Big Meadow to Echo Lakes (18.3 miles)

Traversing through this gently rolling landscape of grassy, wildflower-studded meadows, you’ll see even more lakes. At a certain point on the trail, you’ll link back up with the Pacific Crest Trail once again.

  • Difficulty: Intermediate (according to the Hiking Project)
  • Elevation gain: 1764 feet
  • Highlights: Lakes, wildflowers (seasonal)

With its diverse landscape, stunning views, and approachable paths, the Tahoe Rim Trail belongs on every hiker’s bucket list. There are hundreds of guides and insider tips available online and in bookstores that detail this well-traversed trail, so you’ll be well prepared. 

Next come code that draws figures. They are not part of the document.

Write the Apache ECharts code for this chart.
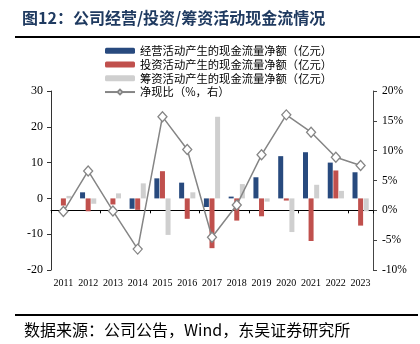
<!DOCTYPE html>
<html><head><meta charset="utf-8">
<script src="https://cdn.jsdelivr.net/npm/echarts@6/dist/echarts.min.js"></script>
<style>html,body{margin:0;padding:0;background:#fff}#c{width:420px;height:344px}</style>
</head><body><div id="c"></div>
<script>
const years = ['2011','2012','2013','2014','2015','2016','2017','2018','2019','2020','2021','2022','2023'];
const operating = [0, 1.7, 0, -2.9, 5.6, 4.4, -2.4, 0.5, 5.9, 11.8, 12.9, 10.0, 7.3];
const investing = [-2.0, -3.6, -1.7, -3.2, 7.6, -5.7, -13.9, -6.2, -5.0, -0.6, -11.9, 7.8, -7.6];
const financing = [0.7, -1.5, 1.4, 4.2, -10.2, 1.7, 22.8, 4.0, -0.9, -9.4, 3.8, 2.1, -3.6];
const netRatio = [-0.2, 6.6, -0.1, -6.5, 15.7, 10.2, -4.5, 0.9, 9.3, 16.0, 13.1, 8.9, 7.5];
const leftTicks = {min: -20, max: 30, interval: 10};
const rightTicks = {min: -10, max: 20, interval: 5};
const names = ['经营活动产生的现金流量净额（亿元）','投资活动产生的现金流量净额（亿元）','筹资活动产生的现金流量净额（亿元）','净现比（%，右）'];

const cjk = '"Noto Sans CJK SC", sans-serif';
const serif = '"Liberation Serif", "Times New Roman", serif';
const chart = echarts.init(document.getElementById('c'), null, {renderer: 'canvas'});
const bar = (name, data, color) => ({
  name, type: 'bar', data, xAxisIndex: 0, yAxisIndex: 0,
  barWidth: 5, barGap: '12%', itemStyle: {color}, z: 2
});
chart.setOption({
  animation: false,
  grid: {left: 51, right: 47, top: 91, bottom: 74, containLabel: false},
  legend: {
    orient: 'vertical', left: 104, top: 45, padding: 0,
    itemWidth: 30, itemHeight: 6, itemGap: 2.5,
    textStyle: {fontSize: 11.3, fontFamily: cjk, color: '#000'},
    data: names
  },
  xAxis: [
    {type: 'category', data: years, position: 'bottom',
     axisLine: {show: false}, axisTick: {show: false}, splitLine: {show: false},
     axisLabel: {fontSize: 10, fontFamily: serif, color: '#000', margin: 8, interval: 0}},
    {type: 'category', data: years, position: 'bottom',
     axisLine: {show: true, onZero: true, lineStyle: {color: '#000', width: 1}},
     axisTick: {show: true, length: 3, lineStyle: {color: '#000'}},
     axisLabel: {show: false}, splitLine: {show: false}}
  ],
  yAxis: [
    {type: 'value', position: 'left', min: leftTicks.min, max: leftTicks.max, interval: leftTicks.interval,
     axisLine: {show: true, onZero: false, lineStyle: {color: '#333'}},
     axisTick: {show: true, length: 4, lineStyle: {color: '#333'}},
     splitLine: {show: false},
     axisLabel: {fontSize: 12, fontFamily: serif, color: '#000', margin: 8}},
    {type: 'value', position: 'right', min: rightTicks.min, max: rightTicks.max, interval: rightTicks.interval,
     axisLine: {show: true, onZero: false, lineStyle: {color: '#444'}},
     axisTick: {show: true, length: 4, lineStyle: {color: '#444'}},
     splitLine: {show: false},
     axisLabel: {fontSize: 11.5, fontFamily: serif, color: '#000', margin: 9, formatter: '{value}%'}}
  ],
  series: [
    bar(names[0], operating, '#284a7e'),
    bar(names[1], investing, '#c0504d'),
    bar(names[2], financing, '#cfcfcf'),
    {name: names[3], type: 'line', data: netRatio, xAxisIndex: 0, yAxisIndex: 1,
     symbol: 'diamond', symbolSize: [9, 10], showAllSymbol: true,
     lineStyle: {color: '#858585', width: 1.5},
     itemStyle: {color: '#fff', borderColor: '#858585', borderWidth: 1.3}, z: 5}
  ],
  graphic: [
    {type: 'text', left: 22, top: 10, style: {text: '图12：公司经营/投资/筹资活动现金流情况', font: 'bold 16px ' + cjk, fill: '#1f3a60'}},
    {type: 'line', shape: {x1: 15, y1: 37, x2: 420, y2: 37}, style: {stroke: '#000', lineWidth: 2}},
    {type: 'line', shape: {x1: 15, y1: 315, x2: 418, y2: 315}, style: {stroke: '#000', lineWidth: 2}},
    {type: 'text', left: 24, top: 322, style: {text: '数据来源：公司公告，Wind，东吴证券研究所', font: '16px ' + cjk, fill: '#000'}}
  ]
});
</script></body></html>
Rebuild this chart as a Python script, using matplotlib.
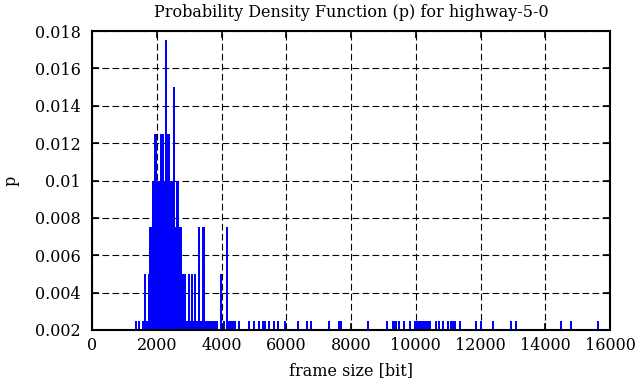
import matplotlib
matplotlib.use("Agg")
import matplotlib.pyplot as plt
from matplotlib.ticker import FixedLocator

# frame sizes (bits) and probability values
frame_sizes = [
    1374, 1461, 1563, 1594, 1637, 1683, 1714, 1761, 1789, 1813, 1850,
    1874, 1897, 1930, 1955, 1977, 2004, 2032, 2063, 2088, 2122, 2153, 2184, 2208,
    2239, 2289, 2315, 2341, 2372, 2391, 2412, 2431, 2462, 2490, 2533, 2560, 2588,
    2618, 2647, 2675, 2700, 2730, 2758, 2780, 2802, 2832, 2860, 2885, 2919, 2947,
    2990, 3036, 3083, 3129, 3175, 3200, 3225, 3252, 3274, 3296, 3320, 3345, 3367,
    3394, 3413, 3436, 3459, 3486, 3512, 3543, 3574, 3605, 3636, 3666, 3697,
    3728, 3759, 3790, 3876, 3978, 4083, 4161, 4190, 4216, 4247, 4278,
    4309, 4340, 4371, 4402, 4426, 4547, 4850, 4998, 5168, 5288,
    5354, 5452, 5637, 5730, 5946, 6354, 6656, 6774, 7315, 7614,
    7700, 8516, 9103, 9282, 9313, 9344, 9381, 9492, 9646, 9807,
    9977, 10008, 10039, 10070, 10100, 10131, 10162, 10193, 10224, 10255,
    10286, 10317, 10347, 10378, 10409, 10440, 10616, 10724, 10848, 10981,
    11089, 11120, 11151, 11181, 11212, 11361, 11855, 12009, 12392, 12936,
    13087, 14477, 14786, 15629,
]
probabilities = [
    0.0025, 0.0025, 0.0025, 0.0025, 0.005, 0.0025, 0.0025, 0.005, 0.0075, 0.0075, 0.0075,
    0.01, 0.01, 0.01, 0.0125, 0.0125, 0.01, 0.01, 0.01, 0.01, 0.0125, 0.0125, 0.0125, 0.0125,
    0.01, 0.0175, 0.0125, 0.0125, 0.0125, 0.0125, 0.01, 0.01, 0.01, 0.01, 0.015, 0.0075, 0.0075,
    0.01, 0.01, 0.0075, 0.0075, 0.0075, 0.0075, 0.005, 0.005, 0.005, 0.005, 0.005, 0.0025, 0.0025,
    0.005, 0.0025, 0.005, 0.0025, 0.005, 0.0025, 0.0025, 0.0025, 0.0025, 0.0075, 0.0075, 0.0025, 0.0025,
    0.0025, 0.0025, 0.0075, 0.0075, 0.0025, 0.0025, 0.0025, 0.0025, 0.0025, 0.0025, 0.0025, 0.0025,
    0.0025, 0.0025, 0.0025, 0.0025, 0.005, 0.0025, 0.0075, 0.0025, 0.0025, 0.0025, 0.0025,
    0.0025, 0.0025, 0.0025, 0.0025, 0.0025, 0.0025, 0.0025, 0.0025, 0.0025, 0.0025,
    0.0025, 0.0025, 0.0025, 0.0025, 0.0025, 0.0025, 0.0025, 0.0025, 0.0025, 0.0025,
    0.0025, 0.0025, 0.0025, 0.0025, 0.0025, 0.0025, 0.0025, 0.0025, 0.0025, 0.0025,
    0.0025, 0.0025, 0.0025, 0.0025, 0.0025, 0.0025, 0.0025, 0.0025, 0.0025, 0.0025,
    0.0025, 0.0025, 0.0025, 0.0025, 0.0025, 0.0025, 0.0025, 0.0025, 0.0025, 0.0025,
    0.0025, 0.0025, 0.0025, 0.0025, 0.0025, 0.0025, 0.0025, 0.0025, 0.0025, 0.0025,
    0.0025, 0.0025, 0.0025, 0.0025,
]

x_ticks = [0, 2000, 4000, 6000, 8000, 10000, 12000, 14000, 16000]
x_tick_labels = ["0", "2000", "4000", "6000", "8000", "10000", "12000", "14000", "16000"]
y_ticks = [0.002, 0.004, 0.006, 0.008, 0.01, 0.012, 0.014, 0.016, 0.018]
y_tick_labels = ["0.002", "0.004", "0.006", "0.008", "0.01", "0.012", "0.014", "0.016", "0.018"]

title = "Probability Density Function (p) for highway-5-0"
x_label = "frame size [bit]"
y_label = "p"

plt.rcParams['font.family'] = ['DejaVu Serif']

fig = plt.figure(figsize=(6.36, 3.87), dpi=100)
ax = fig.add_axes([92/636, 1 - 330/387, 518/636, 299/387])

ax.set_xlim(0, 16000)
ax.set_ylim(0.002, 0.018)

ax.xaxis.set_major_locator(FixedLocator(x_ticks))
ax.yaxis.set_major_locator(FixedLocator(y_ticks))
ax.set_xticklabels(x_tick_labels, fontsize=11.5)
ax.set_yticklabels(y_tick_labels, fontsize=11.5)

ax.grid(True, color='black', linestyle=(0, (6, 3)), linewidth=0.8, zorder=0)
ax.set_axisbelow(True)

ax.vlines(frame_sizes, 0, probabilities, colors='#0000ff', linewidth=1.1,
          capstyle='butt', antialiased=False, zorder=3)

for s in ax.spines.values():
    s.set_linewidth(1.5)
    s.set_zorder(4)

ax.tick_params(direction='in', length=5, width=1.2, top=True, right=True)
ax.tick_params(axis='x', pad=5)
ax.tick_params(axis='y', pad=8)

ax.set_title(title, fontsize=11.5, pad=10)
ax.set_xlabel(x_label, fontsize=11.5, labelpad=6)
ax.set_ylabel(y_label, fontsize=11.5, labelpad=11)

fig.savefig("out.png", dpi=100)
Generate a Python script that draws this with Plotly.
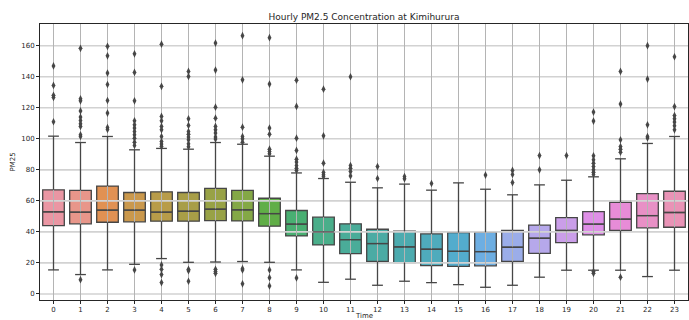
import math
import colorsys
import plotly.graph_objects as go

# ---------------- data ----------------
hours = list(range(24))
q1 = [44.1, 45.2, 46.2, 46.5, 46.9, 46.9, 47.3, 47.1, 43.7, 37.4, 31.6, 26.0,
      20.9, 20.2, 18.3, 17.8, 18.1, 20.9, 26.2, 33.1, 38.1, 40.9, 42.6, 43.0]
median = [52.9, 52.7, 54.0, 54.0, 52.7, 53.3, 54.6, 54.2, 51.8, 45.0, 40.0, 35.0,
          32.5, 30.3, 28.8, 27.5, 27.3, 30.1, 35.9, 40.9, 45.0, 48.2, 50.5, 52.5]
q3 = [67.1, 66.7, 69.5, 65.4, 65.8, 65.4, 68.0, 66.7, 61.7, 53.8, 49.5, 45.2,
      41.7, 40.4, 38.7, 39.6, 39.8, 40.9, 44.3, 49.2, 53.1, 59.1, 64.7, 66.2]
whisker_low = [15.5, 12.5, 15.5, 19.1, 22.8, 20.4, 20.6, 20.9, 20.4, 15.5, 7.5, 9.5,
               5.6, 8.2, 7.3, 6.0, 4.3, 5.6, 10.8, 15.3, 15.3, 15.3, 11.2, 15.3]
whisker_high = [101.7, 97.6, 101.5, 92.9, 93.8, 93.3, 97.6, 96.5, 88.8, 78.0, 74.4, 72.0,
                68.4, 70.8, 66.9, 71.6, 67.5, 63.9, 70.3, 73.3, 75.5, 87.1, 97.0, 101.5]
outliers_high = [
    [147.0, 134.4, 128.0, 126.7, 111.0],
    [158.3, 125.8, 124.5, 118.0, 114.0, 111.8, 109.7, 108.0, 102.6, 101.5],
    [159.6, 153.5, 142.4, 135.0, 124.7, 116.6, 107.3, 106.0],
    [154.8, 142.8, 124.5, 111.6, 109.0, 106.9, 104.7, 102.6, 100.4, 97.8, 95.7],
    [161.0, 133.8, 114.4, 111.6, 108.0, 105.8, 101.5, 98.3, 96.6, 95.1],
    [143.4, 140.2, 112.9, 108.6, 104.7, 103.0, 101.1, 99.4, 96.8, 94.8],
    [161.7, 144.3, 120.4, 113.3, 108.0, 105.8, 103.7, 101.1, 99.8],
    [166.5, 138.0, 107.5, 101.5, 100.0, 97.8],
    [165.2, 135.3, 106.9, 103.0, 93.3, 91.8, 90.3],
    [137.8, 120.9, 100.4, 92.5, 86.9, 85.0, 82.8, 81.0, 79.6],
    [132.0, 101.9, 84.3, 78.3, 76.8, 75.7],
    [140.0, 82.8, 81.0, 78.9, 76.1],
    [82.1, 74.4],
    [75.7, 74.2],
    [71.2],
    [],
    [76.6],
    [79.6, 77.0, 71.8],
    [89.2, 80.0],
    [89.2],
    [117.2, 111.4, 89.0, 86.5, 84.3, 82.1, 80.0, 78.5, 77.0],
    [143.4, 122.4, 99.4, 95.0, 93.3, 91.4],
    [160.0, 138.5, 109.0, 101.5, 100.6],
    [152.9, 120.8, 115.0, 112.9, 110.8, 108.4, 105.8],
]
outliers_low = [
    [], [9.2], [], [15.5], [18.7, 15.9, 12.5, 7.3], [15.9, 15.0, 8.2],
    [15.9, 14.4, 13.3], [16.3, 15.5, 6.5], [15.5, 10.5, 5.2], [10.3],
    [], [], [], [], [], [], [], [], [], [],
    [14.4, 13.3], [10.8], [], [],
]
y_ticks = [0, 20, 40, 60, 80, 100, 120, 140, 160]

TITLE = "Hourly PM2.5 Concentration at Kimihurura"
X_LABEL = "Time"
Y_LABEL = "PM25"

# ---------------- styling: seaborn default husl palette ----------------
_M = [[3.2406, -1.5372, -0.4986], [-0.9689, 1.8758, 0.0415], [0.0557, -0.2040, 1.0570]]
_REF_U, _REF_V = 0.19784, 0.46834


def _max_chroma(L, H):
    hrad = math.radians(H)
    sinH, cosH = math.sin(hrad), math.cos(hrad)
    sub1 = (L + 16) ** 3 / 1560896.0
    sub2 = sub1 if sub1 > 0.008856 else L / 903.3
    result = float("inf")
    for m1, m2, m3 in _M:
        top = (0.99915 * m1 + 1.05122 * m2 + 1.14460 * m3) * sub2
        rbottom = 0.86330 * m3 - 0.17266 * m2
        lbottom = 0.12949 * m3 - 0.38848 * m1
        bottom = (rbottom * sinH + lbottom * cosH) * sub2
        for t in (0.0, 1.0):
            C = L * (top - 1.05122 * t) / (bottom + 0.17266 * sinH * t)
            if 0.0 < C < result:
                result = C
    return result


def _husl_to_rgb(H, S, L):
    C = _max_chroma(L, H) / 100.0 * S
    hr = math.radians(H)
    U, V = math.cos(hr) * C, math.sin(hr) * C
    t = (L + 16.0) / 116.0
    varY = t ** 3 if t ** 3 > 0.008856 else (116.0 * t - 16.0) / 903.3
    varU = U / (13.0 * L) + _REF_U
    varV = V / (13.0 * L) + _REF_V
    Y = varY
    X = 0.0 - (9.0 * Y * varU) / ((varU - 4.0) * varV - varU * varV)
    Z = (9.0 * Y - 15.0 * varV * Y - varV * X) / (3.0 * varV)
    out = []
    for row in _M:
        c = row[0] * X + row[1] * Y + row[2] * Z
        c = 12.92 * c if c <= 0.0031308 else 1.055 * c ** (1 / 2.4) - 0.055
        out.append(min(1.0, max(0.0, c)))
    return out


n = len(hours)
palette = []
for i in range(n):
    hue = ((i / n) + 0.01) % 1 * 359
    r, g, b = _husl_to_rgb(hue, 0.9 * 99, 0.7 * 99)
    hh, ll, ss = colorsys.rgb_to_hls(r, g, b)
    palette.append(colorsys.hls_to_rgb(hh, ll, ss * 0.75))
lum = min(colorsys.rgb_to_hls(*c)[1] for c in palette) * 0.6
GRAY = "rgb(%d,%d,%d)" % ((round(lum * 255),) * 3)


def rgb_str(c):
    return "rgb(%d,%d,%d)" % tuple(round(v * 255) for v in c)


BOX_W = 0.8
LW = 1.3
X_RANGE = [-0.5, 23.5]
Y_RANGE = [-3.9, 174]
FONT = "DejaVu Sans"

fig = go.Figure()

# boxes (body + median); whiskers drawn later above the grid, like matplotlib
for i, h in enumerate(hours):
    fig.add_trace(go.Box(
        x=[h], q1=[q1[i]], median=[median[i]], q3=[q3[i]],
        lowerfence=[q1[i]], upperfence=[q3[i]],
        width=BOX_W, whiskerwidth=0, boxpoints=False,
        fillcolor=rgb_str(palette[i]),
        line=dict(color=GRAY, width=LW),
        hoverinfo="skip", showlegend=False,
    ))

# grid (matplotlib draws it above the box bodies)
gx, gy = [], []
for v in y_ticks:
    gx += [X_RANGE[0], X_RANGE[1], None]
    gy += [v, v, None]
fig.add_trace(go.Scatter(x=gx, y=gy, mode="lines",
                         line=dict(color="#d2d2d2", width=1.6),
                         hoverinfo="skip", showlegend=False))
vx, vy = [], []
for h in hours:
    vx += [h, h, None]
    vy += [Y_RANGE[0], Y_RANGE[1], None]
fig.add_trace(go.Scatter(x=vx, y=vy, mode="lines",
                         line=dict(color="#b4b4b4", width=1),
                         hoverinfo="skip", showlegend=False))

# whiskers, caps and medians
wx, wy = [], []
for i, h in enumerate(hours):
    wx += [h, h, None, h, h, None]
    wy += [q3[i], whisker_high[i], None, q1[i], whisker_low[i], None]
    for v in (whisker_high[i], whisker_low[i]):
        wx += [h - BOX_W / 4, h + BOX_W / 4, None]
        wy += [v, v, None]
    wx += [h - BOX_W / 2, h + BOX_W / 2, None]
    wy += [median[i], median[i], None]
fig.add_trace(go.Scatter(x=wx, y=wy, mode="lines",
                         line=dict(color=GRAY, width=LW),
                         hoverinfo="skip", showlegend=False))

# fliers
fx, fy = [], []
for i, h in enumerate(hours):
    for v in outliers_high[i] + outliers_low[i]:
        fx.append(h)
        fy.append(v)
fig.add_trace(go.Scatter(x=fx, y=fy, mode="markers",
                         marker=dict(symbol="diamond-tall", size=5.5, color=GRAY,
                                     line=dict(width=0)),
                         showlegend=False))

axis_common = dict(
    showline=True, mirror=True, linecolor="#262626", linewidth=1,
    ticks="outside", ticklen=3, tickwidth=1, tickcolor="#262626",
    showgrid=False, zeroline=False,
    tickfont=dict(family=FONT, size=7, color="#262626"),
)
fig.update_xaxes(range=X_RANGE, tickvals=hours, ticktext=[str(h) for h in hours],
                 **axis_common)
fig.update_yaxes(range=Y_RANGE, tickvals=y_ticks, ticktext=[str(v) for v in y_ticks],
                 **axis_common)

fig.update_layout(
    width=689, height=320,
    margin=dict(l=40, r=1, t=24, b=20, autoexpand=False),
    paper_bgcolor="white", plot_bgcolor="white",
    font=dict(family=FONT, color="#262626"),
    title=dict(text=TITLE, x=0.5, xref="paper", xanchor="center",
               y=1 - 17 / 320, yref="container", yanchor="middle",
               font=dict(family=FONT, size=9, color="#262626")),
    annotations=[
        dict(text=X_LABEL, xref="paper", yref="paper", x=0.5, y=-0.036,
             xanchor="center", yanchor="top", showarrow=False,
             font=dict(family=FONT, size=7, color="#262626")),
        dict(text=Y_LABEL, xref="paper", yref="paper", x=-0.041, y=0.5,
             xanchor="center", yanchor="middle", textangle=-90, showarrow=False,
             font=dict(family=FONT, size=7, color="#262626")),
    ],
)

fig.write_html(
    "out.html",
    config={"displayModeBar": False},
    post_script="document.body.style.margin='0';document.body.style.overflow='hidden';",
)
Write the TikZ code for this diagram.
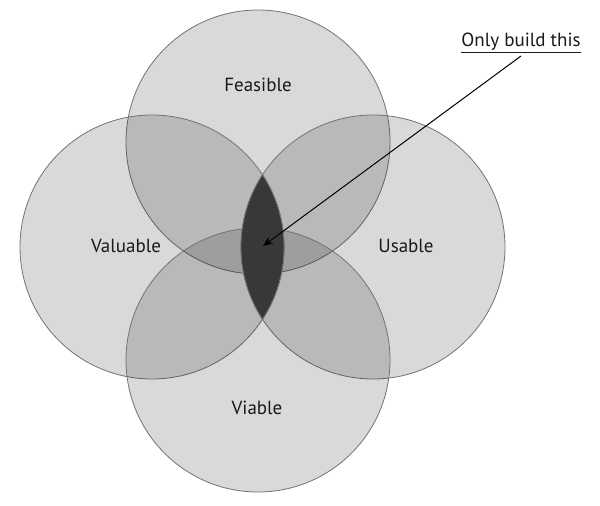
\documentclass[tikz,border=0pt]{standalone}
\usepackage{fontspec}
\setmainfont{PT Sans}
\usetikzlibrary{arrows.meta}
\begin{document}
\begin{tikzpicture}[x=1pt,y=-1pt,
  circ/.style={fill=black!93,fill opacity=0.16,draw=black!55,line width=0.8pt,draw opacity=1},
  lbl/.style={font=\fontsize{19}{22}\selectfont,text=black!90}]
\useasboundingbox (0,0) rectangle (600,506);
\draw[circ] (258,142) circle (132);
\draw[circ] (152,247) circle (132);
\draw[circ] (373,247) circle (132);
\draw[circ] (258,360) circle (132);
\begin{scope}
\clip (152,247) circle (132);
\fill[black!78] (373,247) circle (132);
\end{scope}
\begin{scope}
\clip (152,247) circle (132);
\draw[black!55,line width=0.8pt] (373,247) circle (132);
\end{scope}
\begin{scope}
\clip (373,247) circle (132);
\draw[black!55,line width=0.8pt] (152,247) circle (132);
\end{scope}
\node[lbl] (fe) at (258,85) {Feasible};
\node[lbl] (va) at (126,246) {Valuable};
\node[lbl] (us) at (406,246) {Usable};
\node[lbl] (vi) at (257,408) {Viable};
\node[lbl,anchor=south] (ob) at (521,56) {\underline{Only build this}};
\coordinate (tip) at (263,246);
\draw[-{Stealth[length=10pt,width=8pt]},line width=1pt] (ob.south) -- (tip);
\end{tikzpicture}
\end{document}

The Tahoe Rim Trail Association’s website is an invaluable resource for the TRT. The Association also hosts two guided thru-hikes during the summer. Depending on your ability level, the perceived difficulty level of the Tahoe Rim Trail might vary. 

With dozens of campsites and 10 official trailheads, there are plenty of opportunities to divide up sections of the trail into shorter days, and many places to resupply. Whether you decide to hike the entire loop, or stick to a day hike, you will not be disappointed.